Now, it may be fair to say that one of the key discoveries by which my generation has come of age is that the 1990s version of adulthood we were pointed towards is impossible, and that all we can really do is attempt — day in and day out — to contend with adulthood through some effortful process of “adulting” until we croak. But I find that idea sort of self-impoverishing. Householding, to me, is a choice to reclaim adulthood, but to do so at the scale that is sensible to oneself, rather than struggling to perform the adulthood of some grander narrative that history has already demonstrated to be false, unsustainable, impossible.

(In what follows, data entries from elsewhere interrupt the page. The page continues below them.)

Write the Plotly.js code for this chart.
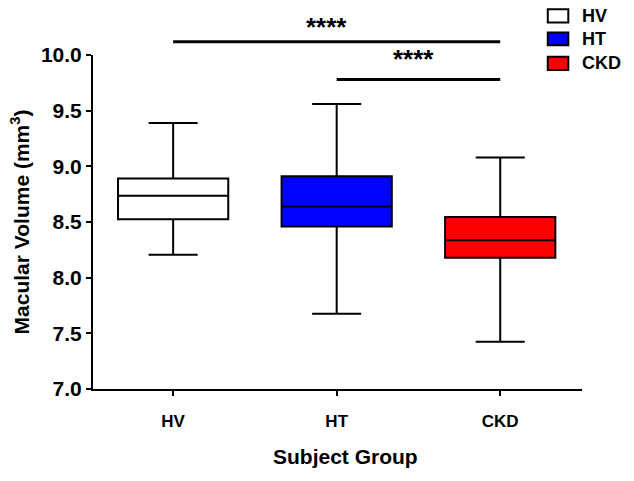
<!DOCTYPE html>
<html>
<head>
<meta charset="utf-8">
<script src="https://cdn.plot.ly/plotly-3.0.1.min.js"></script>
<style>html,body{margin:0;padding:0;background:#fff;}#chart{width:634px;height:481px;}</style>
</head>
<body>
<div id="chart"></div>
<script>
// Data
const categories = ['HV', 'HT', 'CKD'];
const upperWhisker = [9.39, 9.56, 9.08];
const q3Values = [8.89, 8.91, 8.545];
const medianValues = [8.735, 8.64, 8.335];
const q1Values = [8.525, 8.46, 8.18];
const lowerWhisker = [8.205, 7.675, 7.425];
const fillColors = ['#FFFFFF', '#0000FF', '#FF0000'];
// significance comparisons: [from index, to index, label]
const comparisons = [[0, 2, '****'], [1, 2, '****']];
const xTitle = 'Subject Group';
const yTitle = 'Macular Volume (mm<sup>3</sup>)';

const FONT = 'Liberation Sans, Arial, sans-serif';

const traces = categories.map((c, i) => ({
  type: 'box',
  name: c,
  x: [c],
  q1: [q1Values[i]],
  median: [medianValues[i]],
  q3: [q3Values[i]],
  lowerfence: [lowerWhisker[i]],
  upperfence: [upperWhisker[i]],
  boxpoints: false,
  fillcolor: fillColors[i],
  line: {color: '#000000', width: 2},
  width: 0.674,
  whiskerwidth: 0.445,
  showlegend: false,
  hoverinfo: 'skip'
}));

const shapes = [];
const annotations = [];
// significance bars (paper y positions)
const barY = [1.040, 0.927];
const starY = [1.084, 0.988];
const starShift = [-10, -5];
comparisons.forEach((cmp, k) => {
  shapes.push({type: 'line', xref: 'x', yref: 'paper', x0: cmp[0], x1: cmp[1],
    y0: barY[k], y1: barY[k], line: {color: '#000', width: 3}});
  annotations.push({xref: 'x', yref: 'paper', x: (cmp[0] + cmp[1]) / 2, y: starY[k],
    xshift: starShift[k],
    text: cmp[2], showarrow: false, xanchor: 'center', yanchor: 'middle',
    font: {family: FONT, size: 26, color: '#000', weight: 'bold'}});
});

// custom legend
const legTop = [1.137, 1.067, 0.995];
const legBot = [1.097, 1.029, 0.955];
categories.forEach((c, i) => {
  shapes.push({type: 'rect', xref: 'paper', yref: 'paper', x0: 0.930, x1: 0.972,
    y0: legBot[i], y1: legTop[i], fillcolor: fillColors[i], line: {color: '#000', width: 2}});
  annotations.push({xref: 'paper', yref: 'paper', x: 0.995, y: (legTop[i] + legBot[i]) / 2,
    text: c, showarrow: false, xanchor: 'left', yanchor: 'middle',
    font: {family: FONT, size: 18, color: '#000', weight: 'bold'}});
});

// x-axis title
annotations.push({xref: 'paper', yref: 'paper', x: 0.516, y: -0.201,
  text: xTitle, showarrow: false, xanchor: 'center', yanchor: 'middle',
  font: {family: FONT, size: 21, color: '#000', weight: 'bold'}});

const layout = {
  width: 634, height: 481,
  margin: {l: 93, r: 52, t: 55, b: 92, pad: 0},
  paper_bgcolor: '#fff', plot_bgcolor: '#fff',
  showlegend: false,
  font: {family: FONT, color: '#000'},
  xaxis: {
    type: 'category',
    range: [-0.49, 2.5],
    showline: true, linecolor: '#000', linewidth: 2,
    ticks: 'outside', ticklen: 5, tickwidth: 2, tickcolor: '#000',
    ticklabelstandoff: 11,
    showgrid: false, zeroline: false,
    tickfont: {family: FONT, size: 17, color: '#000', weight: 'bold'}
  },
  yaxis: {
    range: [7, 10],
    dtick: 0.5, tick0: 7,
    tickformat: '.1f',
    showline: true, linecolor: '#000', linewidth: 2,
    ticks: 'outside', ticklen: 5, tickwidth: 2, tickcolor: '#000',
    showgrid: false, zeroline: false,
    tickfont: {family: FONT, size: 21, color: '#000', weight: 'bold'},
    title: {text: yTitle, standoff: 6,
      font: {family: FONT, size: 21, color: '#000', weight: 'bold'}}
  },
  shapes: shapes,
  annotations: annotations
};

Plotly.newPlot('chart', traces, layout, {displayModeBar: false, staticPlot: true});
</script>
</body>
</html>
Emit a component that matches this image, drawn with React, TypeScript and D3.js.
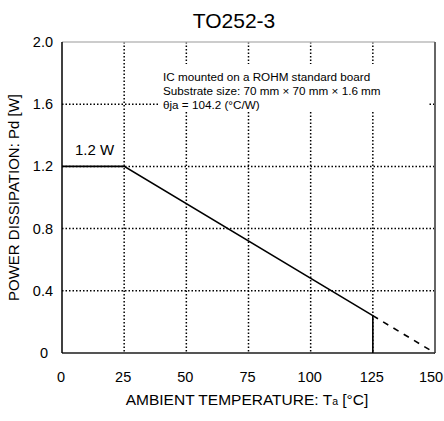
import React from "react";
import * as d3 from "d3";

const title = "TO252-3";
const xTicks = [0, 25, 50, 75, 100, 125, 150];
const yTicks = [0, 0.4, 0.8, 1.2, 1.6, 2.0];
const solidTemp = [0, 25, 125];
const solidPower = [1.2, 1.2, 0.24];
const dashTemp = [125, 150];
const dashPower = [0.24, 0];
const notes = [
  "IC mounted on a ROHM standard board",
  "Substrate size: 70 mm \u00d7 70 mm \u00d7 1.6 mm",
  "\u03b8ja = 104.2 (\u00b0C/W)",
];

const W = 444;
const H = 421;
const font = "'Liberation Sans', Arial, sans-serif";

export default function App() {
  const x = d3.scaleLinear().domain([0, 150]).range([62, 435]);
  const y = d3.scaleLinear().domain([0, 2]).range([353, 42]);

  const line = d3
    .line<[number, number]>()
    .x((d) => x(d[0]))
    .y((d) => y(d[1]));

  const solid = solidTemp.map((t, i) => [t, solidPower[i]] as [number, number]);
  const dashed = dashTemp.map((t, i) => [t, dashPower[i]] as [number, number]);

  return (
    <svg
      width={W}
      height={H}
      style={{ position: "absolute", left: 0, top: 0 }}
      fontFamily={font}
    >
      <rect width={W} height={H} fill="#fff" />
      <text x={234} y={28} fontSize={21} textAnchor="middle">
        {title}
      </text>

      {/* grid */}
      {xTicks.slice(1, -1).map((t) => (
        <line
          key={"gx" + t}
          x1={x(t)}
          x2={x(t)}
          y1={y(2)}
          y2={y(0)}
          stroke="#000"
          strokeWidth={1.5}
          strokeDasharray="1.5,2"
        />
      ))}
      {yTicks.slice(1, -1).map((v) => (
        <line
          key={"gy" + v}
          x1={x(0)}
          x2={x(150)}
          y1={y(v)}
          y2={y(v)}
          stroke="#000"
          strokeWidth={1.5}
          strokeDasharray="1.5,2"
        />
      ))}

      {/* note box */}
      <rect x={158} y={64} width={270} height={48} fill="#fff" />
      {notes.map((n, i) => (
        <text key={i} x={163} y={81 + i * 14} fontSize={11.7}>
          {n}
        </text>
      ))}

      {/* frame */}
      <line x1={x(0)} x2={x(150)} y1={y(2)} y2={y(2)} stroke="#bbb" strokeWidth={1.5} />
      <line x1={x(150)} x2={x(150)} y1={y(2)} y2={y(0)} stroke="#666" strokeWidth={2} />
      <line x1={x(0)} x2={x(150)} y1={y(0)} y2={y(0)} stroke="#555" strokeWidth={2} />
      <line x1={x(0)} x2={x(0)} y1={y(2)} y2={y(0)} stroke="#000" strokeWidth={1.5} />

      {/* curves */}
      <path d={line(solid) ?? ""} fill="none" stroke="#000" strokeWidth={1.6} />
      <path
        d={line(dashed) ?? ""}
        fill="none"
        stroke="#000"
        strokeWidth={1.6}
        strokeDasharray="6,6"
      />
      <line
        x1={x(125)}
        x2={x(125)}
        y1={y(0.24)}
        y2={y(0)}
        stroke="#000"
        strokeWidth={1.6}
      />
      <text x={75} y={155} fontSize={15}>
        1.2 W
      </text>

      {/* axes labels */}
      {yTicks.map((v) => (
        <text
          key={"yl" + v}
          x={v === 0 ? 48 : 53}
          y={y(v) + 5}
          fontSize={14.5}
          textAnchor="end"
        >
          {v === 0 ? "0" : v.toFixed(1)}
        </text>
      ))}
      {xTicks.map((t) => (
        <text
          key={"xl" + t}
          x={t === 150 ? x(t) - 4 : x(t) - 1}
          y={382}
          fontSize={14.5}
          textAnchor="middle"
        >
          {t}
        </text>
      ))}
      <text x={247} y={405} fontSize={15.5} textAnchor="middle">
        AMBIENT TEMPERATURE: T
        <tspan fontSize={10.5}>a</tspan> [°C]
      </text>
      <text
        transform={`translate(19,${y(1)}) rotate(-90)`}
        fontSize={15}
        textAnchor="middle"
      >
        POWER DISSIPATION: Pd [W]
      </text>
    </svg>
  );
}
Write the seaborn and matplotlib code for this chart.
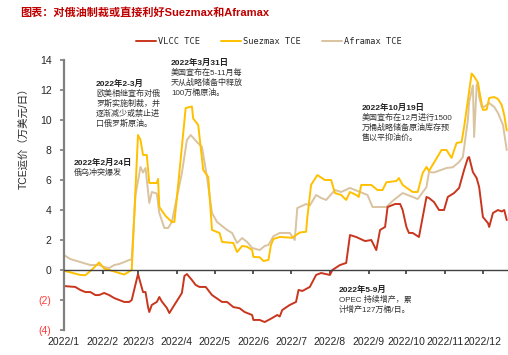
import pandas as pd
import seaborn as sns
import matplotlib
matplotlib.use('Agg')
from matplotlib import pyplot as plt
import matplotlib.dates as mdates

# --- data ---
vlcc_dates = ['01-01', '01-10', '01-14', '01-18', '01-22', '01-26', '01-29', '02-02', '02-06', '02-10',
              '02-14', '02-18', '02-22', '02-24', '03-01', '03-05', '03-07', '03-09', '03-10', '03-12',
              '03-16', '03-18', '03-20', '03-24', '03-26', '03-30', '04-03', '04-05', '04-07', '04-09',
              '04-13', '04-16', '04-19', '04-24', '04-29', '05-07', '05-11', '05-16', '05-21', '05-25',
              '05-31', '06-01', '06-06', '06-10', '06-16', '06-20', '06-22', '06-24', '06-30', '07-05',
              '07-07', '07-10', '07-16', '07-21', '07-25', '08-01', '08-03', '08-09', '08-14', '08-17',
              '08-22', '08-29', '09-03', '09-07', '09-10', '09-14', '09-16', '09-22', '09-26', '09-28',
              '10-01', '10-03', '10-06', '10-11', '10-14', '10-17', '10-19', '10-23', '10-27', '10-31',
              '11-03', '11-08', '11-12', '11-16', '11-19', '11-20', '11-23', '11-26', '11-28', '12-01',
              '12-05', '12-06', '12-09', '12-13', '12-16', '12-18', '12-20']
vlcc_tce = [-1.07, -1.13, -1.33, -1.47, -1.47, -1.67, -1.67, -1.53, -1.67, -1.87,
            -2.0, -2.13, -2.13, -2.0, -0.27, -1.47, -1.47, -2.47, -2.8, -2.33,
            -2.13, -1.8, -2.1, -2.53, -2.87, -2.33, -1.8, -1.53, -0.4, -0.27,
            -0.67, -1.0, -1.13, -1.13, -1.67, -2.13, -2.13, -2.47, -2.55, -2.8,
            -3.0, -3.33, -3.33, -3.47, -3.2, -3.0, -3.1, -2.67, -2.33, -2.13,
            -1.33, -1.4, -1.13, -0.33, -0.2, -0.33, 0.0, 0.33, 0.47, 2.33,
            2.2, 1.93, 2.0, 1.33, 2.67, 2.87, 4.2, 4.4, 4.4, 4.0,
            2.87, 2.47, 2.47, 2.2, 3.53, 4.87, 4.8, 4.53, 4.0, 4.0,
            4.87, 5.13, 5.47, 6.67, 7.47, 7.53, 6.53, 6.13, 5.53, 3.53,
            3.13, 2.87, 3.8, 4.0, 3.9, 4.0, 3.33]

suez_dates = ['01-01', '01-14', '01-18', '01-23', '01-29', '02-02', '02-10', '02-18', '02-22', '02-24',
              '03-01', '03-03', '03-05', '03-08', '03-10', '03-16', '03-17', '03-18', '03-23', '03-28',
              '03-30', '04-03', '04-08', '04-13', '04-14', '04-18', '04-22', '04-26', '04-29', '05-05',
              '05-07', '05-16', '05-19', '05-23', '05-27', '05-31', '06-01', '06-06', '06-09', '06-13',
              '06-15', '06-17', '06-22', '07-02', '07-08', '07-13', '07-14', '07-17', '07-22', '07-28',
              '08-02', '08-05', '08-10', '08-14', '08-17', '08-22', '08-24', '08-26', '09-03', '09-08',
              '09-12', '09-15', '09-23', '09-25', '09-28', '10-06', '10-10', '10-14', '10-17', '10-19',
              '10-29', '11-02', '11-06', '11-10', '11-14', '11-16', '11-19', '11-22', '11-24', '11-27',
              '11-28', '11-30', '12-01', '12-04', '12-06', '12-10', '12-13', '12-16', '12-18', '12-20']
suez_tce = [-0.05, -0.33, -0.35, 0.0, 0.5, 0.1, -0.1, -0.3, -0.1, 0.0,
            9.0, 8.67, 7.67, 7.67, 5.8, 5.8, 6.07, 4.2, 3.6, 3.2,
            3.2, 6.5, 10.8, 10.9, 10.1, 9.67, 6.67, 6.2, 2.67, 2.47,
            1.87, 1.8, 1.2, 1.6, 1.55, 1.33, 0.87, 0.85, 0.6, 0.67,
            1.67, 2.07, 2.2, 2.15, 2.5, 2.55, 3.5, 5.67, 6.33, 6.0,
            6.0, 5.13, 5.0, 4.67, 5.2, 5.0, 4.87, 5.67, 5.67, 5.33,
            5.33, 5.85, 5.93, 6.13, 5.67, 5.2, 5.2, 6.47, 6.87, 6.6,
            8.0, 8.0, 7.47, 8.47, 8.53, 9.53, 11.3, 13.1, 12.9, 12.5,
            12.0, 11.1, 10.67, 10.7, 11.47, 11.53, 11.4, 11.0, 10.33, 9.3]

afra_dates = ['01-01', '01-06', '01-14', '01-22', '01-29', '02-02', '02-06', '02-10', '02-14', '02-18',
              '02-22', '02-24', '02-27', '03-03', '03-05', '03-07', '03-10', '03-12', '03-16', '03-18',
              '03-22', '03-25', '03-28', '04-05', '04-09', '04-12', '04-17', '04-21', '04-25', '04-29',
              '05-03', '05-11', '05-15', '05-19', '05-23', '05-27', '05-31', '06-06', '06-10', '06-13',
              '06-17', '06-22', '06-30', '07-04', '07-06', '07-13', '07-16', '07-21', '07-25', '07-29',
              '08-05', '08-10', '08-17', '08-22', '08-31', '09-04', '09-15', '09-20', '09-28', '10-06',
              '10-10', '10-17', '10-19', '10-23', '11-02', '11-07', '11-12', '11-15', '11-19', '11-20',
              '11-23', '11-24', '11-26', '11-27', '11-28', '11-30', '12-02', '12-06', '12-10', '12-13',
              '12-17', '12-20']
afra_tce = [1.0, 0.73, 0.53, 0.33, 0.33, 0.2, 0.13, 0.33, 0.4, 0.53,
            0.67, 0.7, 5.0, 6.87, 6.5, 6.8, 4.47, 5.2, 5.1, 3.8,
            2.8, 2.8, 3.2, 6.47, 8.67, 9.0, 8.53, 8.2, 6.2, 3.8,
            3.2, 2.67, 2.47, 1.8, 2.13, 1.87, 1.47, 1.33, 1.6, 1.67,
            2.25, 2.47, 2.47, 2.0, 4.13, 4.4, 4.3, 5.0, 4.8, 4.67,
            5.33, 5.2, 5.47, 5.3, 5.0, 4.2, 4.2, 4.6, 5.13, 4.87,
            4.73, 5.53, 6.53, 6.5, 6.8, 6.85, 7.2, 7.53, 10.0, 11.2,
            12.3, 8.87, 12.3, 12.5, 11.53, 10.87, 10.87, 11.13, 10.87, 10.47,
            9.67, 8.0]

series_names = ['VLCC TCE', 'Suezmax TCE', 'Aframax TCE']
series_colors = ['#C9361E', '#FFC000', '#D9C3A0']
y_ticks = [-4, -2, 0, 2, 4, 6, 8, 10, 12, 14]
x_months = ['2022-%02d-01' % m for m in range(1, 13)]

frames = []
for name, dates, vals in zip(series_names,
                             [vlcc_dates, suez_dates, afra_dates],
                             [vlcc_tce, suez_tce, afra_tce]):
    frames.append(pd.DataFrame({'date': pd.to_datetime(['2022-' + d for d in dates]),
                                'tce': vals, 'series': name}))
data = pd.concat(frames, ignore_index=True)

sns.set_theme(style='white')
plt.rcParams['font.family'] = ['Liberation Sans', 'Noto Sans CJK SC']
plt.rcParams['axes.unicode_minus'] = False

W, H = 508, 355
fig = plt.figure(figsize=(W / 100, H / 100), dpi=100)
ax = fig.add_axes([64 / W, 1 - 330 / H, 1 - 64 / W, 270 / H])

# draw Aframax first so Suezmax sits on top like the reference
for name in ['Aframax TCE', 'Suezmax TCE', 'VLCC TCE']:
    sub = data[data.series == name]
    sns.lineplot(x='date', y='tce', data=sub, ax=ax, color=series_colors[series_names.index(name)],
                 linewidth=1.4, label=name, legend=False)

ax.set_ylim(-4, 14)
ax.set_xlim(pd.Timestamp('2022-01-01'), pd.Timestamp('2022-12-21'))
ax.set_yticks(y_ticks)
ax.set_yticklabels(['(%d)' % -t if t < 0 else '%d' % t for t in y_ticks], fontsize=7.5)
for lbl, t in zip(ax.get_yticklabels(), y_ticks):
    if t < 0:
        lbl.set_color('#FF3B3B')

ax.set_xticks(pd.to_datetime(x_months))
ax.xaxis.set_major_formatter(mdates.DateFormatter('%Y/%-m'))
ax.tick_params(axis='x', labelsize=7.5, length=3, direction='out', pad=45, color='#404040')
ax.tick_params(axis='y', length=3, direction='out', pad=6, color='#808080', left=True)
ax.tick_params(axis='x', bottom=True)

for s in ['top', 'right']:
    ax.spines[s].set_visible(False)
ax.spines['bottom'].set_position(('data', 0))
ax.spines['bottom'].set_color('#404040')
ax.spines['bottom'].set_linewidth(1.0)
ax.spines['left'].set_color('#808080')
ax.spines['left'].set_linewidth(1.6)

ax.set_xlabel('')
ax.set_ylabel('TCE运价（万美元/日）', fontsize=7.5)
ax.yaxis.set_label_coords(-0.077, 0.72)

# legend
handles, labels = ax.get_legend_handles_labels()
order = [labels.index(n) for n in series_names]
fig.legend([handles[i] for i in order], [labels[i] for i in order], loc='center',
           bbox_to_anchor=(269 / W, 1 - 42 / H), ncol=3, frameon=False,
           handlelength=2.3, handletextpad=0.3, columnspacing=2.4,
           prop={'family': ['DejaVu Sans Mono'], 'size': 6.2})

# title
fig.text(20 / W, 1 - 13 / H, '图表：对俄油制裁或直接利好Suezmax和Aframax', color='#C00000',
         fontsize=8, fontweight='bold', va='center', ha='left')

# annotations
notes = [
    (74, 163, '2022年2月24日', ['俄乌冲突爆发']),
    (96, 84, '2022年2-3月', ['欧美相继宣布对俄', '罗斯实施制裁，并', '逐渐减少或禁止进', '口俄罗斯原油。']),
    (171, 63, '2022年3月31日', ['美国宣布在5-11月每', '天从战略储备中释放', '100万桶原油。']),
    (362, 108, '2022年10月19日', ['美国宣布在12月进行1500', '万桶战略储备原油库存预', '售以平抑油价。']),
    (339, 290, '2022年5-9月', ['OPEC 持续增产，累', '计增产127万桶/日。']),
]
for x, y, head, body in notes:
    fig.text(x / W, 1 - y / H, head, fontsize=6, fontweight='bold', color='#222222',
             va='center', ha='left')
    for i, line in enumerate(body):
        fig.text(x / W, 1 - (y + 10 * (i + 1)) / H, line, fontsize=5.8, color='#333333',
                 va='center', ha='left')

fig.savefig('out.png', dpi=100)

What’s been difficult for me, though, is to reconcile that scale which is sensible to me with the scale of the internet, the medium to which we have all turned in this century for some rapid reassessment of what it is to be human by — I suppose — attempting to consume the output of everything that it is to be human all at once. But I feel like I’m beginning to figure both out simultaneously, just now, as the grander rhythms of parenthood and childhood begin to finally take shape in my household.

The key is that the internet does not come first. It serves the householder life. And with those priorities completely in charge, the choice to use the internet only in ways that serve those ends seems far less fraught.